Hiring a fiduciary advisor or consultant

What should a Plan Sponsor look for when hiring an expert to serve as a fiduciary advisor or consultant for a 401(k), 403(b) or Defined Benefit Plan? The following questions should help you determine who has the experience, expertise, credentials and resources to advise your Plan. Don't settle for anyone who can't meet the following minimum requirements.

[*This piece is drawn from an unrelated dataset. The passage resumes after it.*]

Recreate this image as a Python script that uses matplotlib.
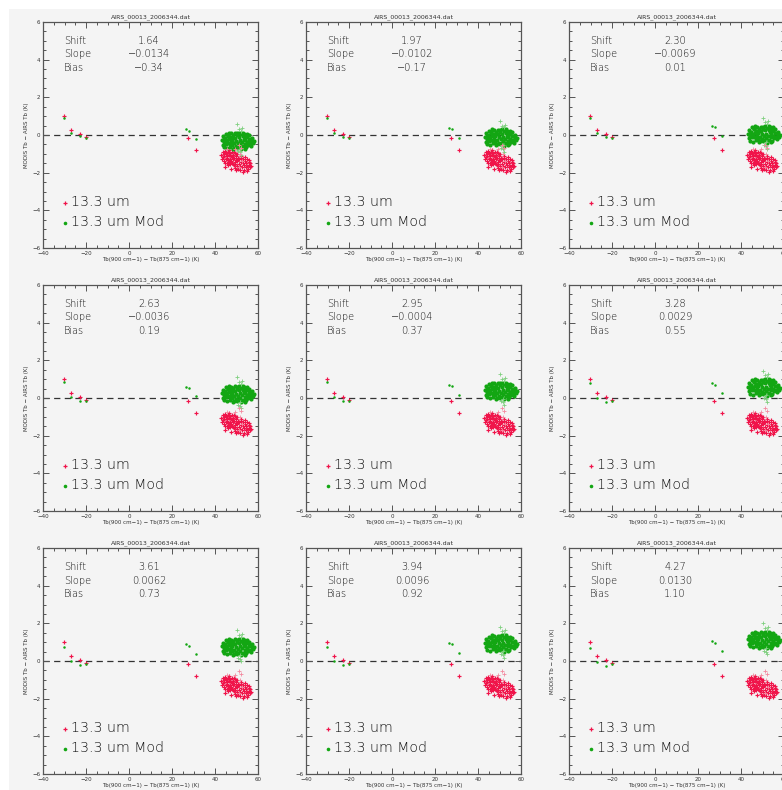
"""3x3 grid of AIRS / MODIS brightness-temperature difference scatter plots."""
import matplotlib
matplotlib.use("Agg")
import matplotlib.pyplot as plt
from matplotlib.patches import Rectangle
from matplotlib.ticker import MultipleLocator, FuncFormatter

# ---------------------------------------------------------------- data
TITLE = "AIRS_00013_2006344.dat"
XLABEL = "Tb(900 cm\u22121) \u2212 Tb(875 cm\u22121) (K)"
YLABEL = "MODIS Tb \u2212 AIRS Tb (K)"

shift = [1.64, 1.97, 2.30, 2.63, 2.95, 3.28, 3.61, 3.94, 4.27]
slope = [-0.0134, -0.0102, -0.0069, -0.0036, -0.0004, 0.0029, 0.0062, 0.0096, 0.0130]
bias = [-0.34, -0.17, 0.01, 0.19, 0.37, 0.55, 0.73, 0.92, 1.10]

# measured 13.3 um differences (same in every panel)
meas_x = [-30.2, -26.8, -22.9, -20.2, 27.3, 31.0,
          43.0, 43.4, 43.8, 44.1, 44.3, 44.7, 44.9, 45.2, 45.4, 45.6,
          45.9, 46.1, 46.3, 46.6, 46.8, 47.0, 47.2, 47.5, 47.7, 47.9,
          48.2, 48.4, 48.6, 48.9, 49.1, 49.4, 49.6, 49.9, 50.2, 50.5,
          43.6, 44.5, 45.0, 45.8, 46.4, 47.3, 48.0, 48.8, 46.0, 44.0,
          48.8, 49.2, 49.5, 49.8, 50.1, 50.4, 50.7, 51.0, 51.3, 51.5,
          51.8, 52.1, 52.3, 52.6, 52.9, 53.2, 53.4, 53.7, 54.0, 54.3,
          54.5, 54.8, 55.1, 55.4, 55.6, 55.9, 56.2, 56.5, 56.8, 53.0,
          51.9, 54.9, 50.6, 53.8, 56.0, 44.5, 47.5]
meas_y = [1.00, 0.28, 0.03, -0.09, -0.18, -0.82,
          -1.05, -1.25, -0.92, -1.38, -1.12, -0.85, -1.30, -1.02, -1.48, -1.20,
          -0.90, -1.35, -1.08, -0.82, -1.52, -1.25, -0.98, -1.40, -1.15, -0.88,
          -1.30, -1.05, -1.55, -1.22, -0.95, -1.42, -1.12, -1.35, -1.00, -1.25,
          -1.15, -1.50, -0.95, -1.10, -1.45, -1.10, -1.48, -0.90, -1.60, -1.00,
          -1.60, -1.75, -1.52, -1.85, -1.65, -1.40, -1.78, -1.55, -1.30, -1.88,
          -1.65, -1.42, -1.20, -1.72, -1.50, -1.28, -1.85, -1.60, -1.38, -1.70,
          -1.48, -1.25, -1.62, -1.80, -1.42, -1.58, -1.70, -1.50, -1.62, -1.95,
          -1.10, -1.90, -1.20, -1.15, -1.35, -1.72, -1.80]
# pale 13.3 um points in the vertical streak
meas_pale_x = [49.5, 51.2, 52.2, 45.5, 51.6, 52.4, 51.0]
meas_pale_y = [-0.75, -0.55, -0.70, -0.72, -1.00, -1.40, -1.70]

# modified 13.3 um cluster: x and offset from the cluster centre
mod_x = [43.2, 43.5, 43.8, 44.1, 44.3, 44.6, 44.9, 45.1, 45.4, 45.6,
         45.9, 46.1, 46.4, 46.6, 46.9, 47.1, 47.4, 47.6, 47.9, 48.1,
         48.4, 48.6, 48.9, 49.1, 49.4, 49.6, 49.9, 50.2, 50.4, 50.7,
         51.0, 51.2, 51.5, 51.7, 52.0, 52.2, 52.5, 52.8, 53.0, 53.3,
         53.5, 53.8, 54.1, 54.3, 54.6, 54.9, 55.1, 55.4, 55.7, 56.0,
         56.2, 56.5, 56.8, 57.1, 57.4, 57.6, 45.0, 46.0, 47.0, 48.0,
         49.0, 50.0, 51.0, 53.0, 54.0, 55.0, 44.0, 58.0]
mod_dy = [0.05, -0.20, 0.25, -0.05, -0.32, 0.15, 0.38, -0.15, 0.05, -0.38,
          0.28, -0.10, 0.45, 0.10, -0.30, 0.20, -0.05, 0.40, -0.22, 0.08,
          0.32, -0.40, -0.12, 0.18, 0.42, -0.25, 0.02, 0.30, -0.35, -0.08,
          0.22, 0.45, -0.18, 0.05, 0.35, -0.42, -0.05, 0.25, -0.28, 0.12,
          0.38, -0.15, 0.05, 0.28, -0.32, -0.05, 0.20, -0.20, 0.08, 0.30,
          -0.12, 0.10, -0.25, 0.02, 0.15, -0.10, 0.00, 0.30, -0.15, 0.15,
          -0.35, 0.40, -0.30, 0.45, -0.40, 0.38, 0.10, 0.00]
mod_pale_x = [50.2, 51.2, 52.0, 51.5, 52.3, 50.8, 52.6, 51.8]
mod_pale_dy = [0.90, 0.65, 0.55, -0.60, -0.75, -0.55, 0.70, -0.40]
# cluster centre
mod_center = [-0.32, -0.15, 0.02, 0.20, 0.37, 0.55, 0.73, 0.92, 1.10]

# isolated modified points, one row per panel
mod_small_x = [-30.2, -27.1, -22.9, -20.2, 26.7, 27.9, 31.0]
mod_small_y = [
    [0.92, 0.09, -0.05, -0.17, 0.30, 0.22, -0.23],
    [0.91, 0.09, -0.08, -0.15, 0.38, 0.30, -0.14],
    [0.90, 0.09, -0.12, -0.14, 0.47, 0.40, -0.05],
    [0.87, 0.07, -0.15, -0.15, 0.60, 0.52, 0.08],
    [0.84, 0.05, -0.17, -0.15, 0.70, 0.62, 0.17],
    [0.80, 0.02, -0.19, -0.16, 0.79, 0.71, 0.26],
    [0.76, 0.00, -0.21, -0.16, 0.88, 0.80, 0.35],
    [0.73, -0.02, -0.23, -0.17, 0.97, 0.89, 0.45],
    [0.70, -0.04, -0.25, -0.17, 1.05, 0.98, 0.54],
]

# ---------------------------------------------------------------- style
W, H = 782, 790
BG = "#f4f4f4"
RED = "#f0144a"
RED_PALE = "#f38aa0"
GREEN = "#13a613"
GREEN_PALE = "#7fcf7f"
INK = "#333333"
TXT = "#111111"   # light-weight text renders paler, so go darker

COL_LEFT = [43, 306, 569]
ROW_TOP = [22, 285, 548]
AX_W, AX_H = 215, 226

fig = plt.figure(figsize=(W / 100, H / 100), dpi=100, facecolor="white")
fig.patches.append(Rectangle((9 / W, 0), 1, 1 - 9 / H, transform=fig.transFigure,
                             facecolor=BG, edgecolor="none", zorder=-10))

minus_fmt = FuncFormatter(lambda v, _: f"{v:.0f}".replace("-", "\u2212"))

for k in range(9):
    r, c = divmod(k, 3)
    left = COL_LEFT[c] / W
    bottom = 1 - (ROW_TOP[r] + AX_H) / H
    ax = fig.add_axes([left, bottom, AX_W / W, AX_H / H])
    ax.set_facecolor(BG)
    ax.set_xlim(-40, 60)
    ax.set_ylim(-6, 6)
    ax.xaxis.set_major_locator(MultipleLocator(20))
    ax.xaxis.set_minor_locator(MultipleLocator(5))
    ax.yaxis.set_major_locator(MultipleLocator(2))
    ax.yaxis.set_minor_locator(MultipleLocator(0.5))
    ax.xaxis.set_major_formatter(minus_fmt)
    ax.yaxis.set_major_formatter(minus_fmt)
    ax.tick_params(which="both", direction="in", top=True, right=True,
                   colors="#555555", labelcolor=INK, labelsize=4, width=0.7, pad=2)
    ax.tick_params(which="major", length=4)
    ax.tick_params(which="minor", length=2)
    for sp in ax.spines.values():
        sp.set_color("#555555")
        sp.set_linewidth(0.9)

    ax.set_title(TITLE, fontsize=4.5, color=INK, pad=3)
    ax.set_xlabel(XLABEL, fontsize=4, color=INK, labelpad=1)
    ax.set_ylabel(YLABEL, fontsize=4, color=INK, labelpad=2)

    ax.axhline(0, color="#333333", lw=0.9, ls=(0, (5, 3.5)), zorder=1)

    # modified points
    gy = [mod_center[k] + d for d in mod_dy]
    ax.plot(mod_x, gy, ls="none", marker="o", ms=3.0, mew=0, color=GREEN, zorder=3)
    gpy = [mod_center[k] + d for d in mod_pale_dy]
    ax.plot(mod_pale_x, gpy, ls="none", marker="+", ms=2.5, mew=0.6,
            color=GREEN_PALE, zorder=4)
    ax.plot(mod_small_x, mod_small_y[k], ls="none", marker="o", ms=1.8, mew=0,
            color=GREEN, zorder=3)

    # measured points
    ax.plot(meas_x, meas_y, ls="none", marker="+", ms=3.3, mew=0.85, color=RED, zorder=2)
    ax.plot(meas_pale_x, meas_pale_y, ls="none", marker="+", ms=2.5, mew=0.6,
            color=RED_PALE, zorder=4)

    # statistics text (pixel offsets from the axes top-left)
    def at(px, py):
        return (px / AX_W, 1 - py / AX_H)

    for i, (name, val) in enumerate([("Shift", f"{shift[k]:.2f}"),
                                     ("Slope", f"{slope[k]:.4f}"),
                                     ("Bias", f"{bias[k]:.2f}")]):
        y = 19 + i * 13.5
        ax.text(*at(21, y), name, transform=ax.transAxes, fontsize=7,
                color=TXT, ha="left", va="center", fontweight="light")
        ax.text(*at(106, y), val.replace("-", "\u2212"), transform=ax.transAxes,
                fontsize=7, color=TXT, ha="center", va="center", fontweight="light")

    # legend
    ax.plot(*at(22, 181), transform=ax.transAxes, marker="+", ms=3.2, mew=0.9,
            color=RED, clip_on=False)
    ax.text(*at(28, 180), "13.3 um", transform=ax.transAxes, fontsize=10.2,
            color=TXT, ha="left", va="center", fontweight="light")
    ax.plot(*at(22, 201), transform=ax.transAxes, marker="o", ms=2.6, mew=0,
            color=GREEN, clip_on=False)
    ax.text(*at(28, 200), "13.3 um Mod", transform=ax.transAxes, fontsize=10.2,
            color=TXT, ha="left", va="center", fontweight="light")

fig.savefig("out.png", dpi=100, facecolor="white")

  • Does the consultant have an established presence in the industry? 401(k), 403(b) and Defined Benefit services are too specialized to be left to a generalist. A minimum threshold of established clients is needed to separate the Financial Generalist from the Retirement Plan Specialist and reflect commitment to the industry.
  • Is the consultant a recognized fiduciary expert? Much of the responsibilities for the plan sponsor/trustee consist of fiduciary issues. Accredited Investment Fiduciary professionals are the accepted standard for applying fiduciary standards. Look for an AIF® or AIFA® designation.
  • Is the consultant covered by fiduciary liability insurance? This is professional coverage that is important for consultants that act in a fiduciary capacity and reflects their understanding and acknowledgement of the role. Generalists covered by errors and omissions only do not have protection that covers fiduciary issues.
  • Does the consultant disclose how they are compensated and the revenue source? Is the compensation level? A consultant's compensation should be transparent. It is the Plan Sponsor's duty to hire prudent experts and ensure that the fees are reasonable for the services provided.
  • Is the advisor independent or affiliated with a captive organization such as a bank, insurance company, investment company or, financial services “supermarket”? Be aware of the potential conflict of interest inherent with hiring a captive consultant because it may impact fees, disclosure, investments, vendor platforms and possible prospecting of plan participants for ancillary business.
  • Is the consultant a registered investment adviser (RIA)? In order to charge a fee for service an advisor must be an investment advisor representative (IAR) for a registered investment advisor firm. Request to see the consultant's form ADV Part II, a required disclosure document. This information should also be disclosed on the consultant's documents and business cards.
  • Does the consultant have a written agreement covering services, fees and fiduciary responsibility? Fiduciary advisory agreements must be in writing and they provide important clarification of roles and responsibilities.
  • If the consultant will be providing investor education for plan participants, is the advisor qualified and unbiased? The CFP™ designation is the standard for general financial expertise and ethics.
  • How many years of experience does the consultant have servicing retirement plans? Look for established longevity and industry positioning and affiliations. Additionally, what is their education and background?
  • Are all the consultant's registrations, licenses and designations valid? The Plan Sponsor must conduct due diligence by checking these through relevant third parties, including the SEC, FINRA and the individual licensing agencies. Most of these agencies have websites designed to help you in this process.

 

 

Without affirmative answers to most, if not all of these points, it is doubtful the Plan has met the test of hiring a prudent expert.